The most critical factor emerging through the experience of this social learning process is how facilitators see their roles and their relationships with participants. It is essential to strive for a balance between responsiveness and guidance, achieved through an approach that is open, based on a principal of seeking equality, and one that is fully prepared to follow a path different from the one that may have originally been envisaged. This adaptive approach embraces the concept of co-learning, and was one of the objectives of the social learning processes embarked on in this project. This handbook emerged over the course of four years, during which time facilitators associated with a vulnerability and adaptation research programme set out to support social learning processes in two communities simultaneously. Facilitators did not ‘get it right’ every time, in fact they often got it wrong. However, in a reflexive process such as this, these experiences were used to improve interactions with community members. Here, they try to present not only a process that might assist others who seek to understand local vulnerability and build adaptive capacity in communities, but also some of the key co-learning ‘moments’ experienced along the way in which either the facilitators or the community participants changed their thinking about what they were doing together (co-learning in action).

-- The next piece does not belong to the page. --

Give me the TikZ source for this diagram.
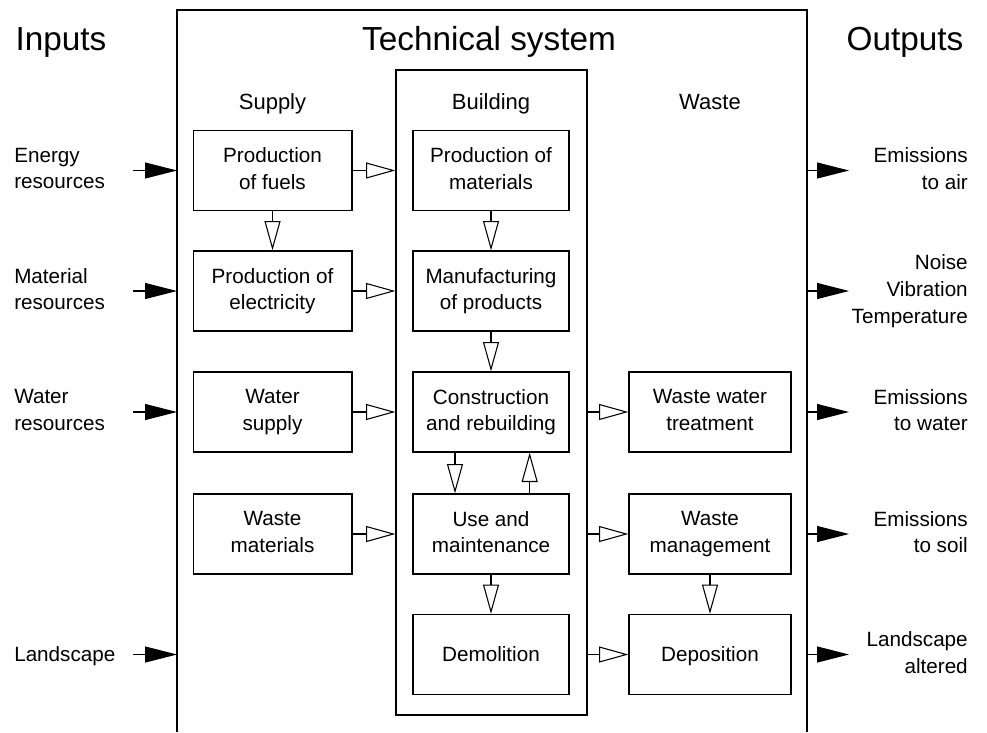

It is important to remember as you read the handbook that the process was developed as part of a broader scientific research project on vulnerability and adaptation to climate change and other stressors, with a focus on knowledge building. It was led through Rhodes University, not through a development agency, and therefore the focus may be quite different from one arising in a more development-based context. Nevertheless, many aspects of the handbook should resonate within different contexts. Authors believe the handbook will be useful for NGO practitioners who work with communities and seek to build critical apacities, researchers who are interested in processes of action research, social change and co-learning, and government employees who are mandated to support communities in their efforts to collectively overcome hardships.

The handbook is divided into part I and part II. Part I contains 6 chapters.

Chapter 1 is the introduction which covers the background to the book project; how a social learning approach is different to other participatory approaches; Vulnerability and adaptation when the future is uncertain; and why human agency should be supported in addition to identifying technological solutions.

Chapter 2 alludes to the planning stages and process design and ways of engaging with community members which is the introduction of the project and forming the social learning groups.

Chapter 3 presents the co-development of an understanding of the context in which people live, and the challenges that they face.

Chapter 4 is about changing the conversation toward understanding existing activities, aspirations and strengths in the community, shedding light on our role in our community and what groups of people do in our community to help deal with challenges.

Chapter 5 presents ways of building on community strengths and breaking down barriers to adaptation as well as building capacity in and beyond the social learning groups inter alia.

Chapter 6 of the handbook contains concluding thoughts to adopting a reflexive approach. It ends with the provision of additional reading and resources.

PART II of the handbook contains the ‘Problem Solving Course Pack’ which has ‘core course materials’ and ‘support materials’.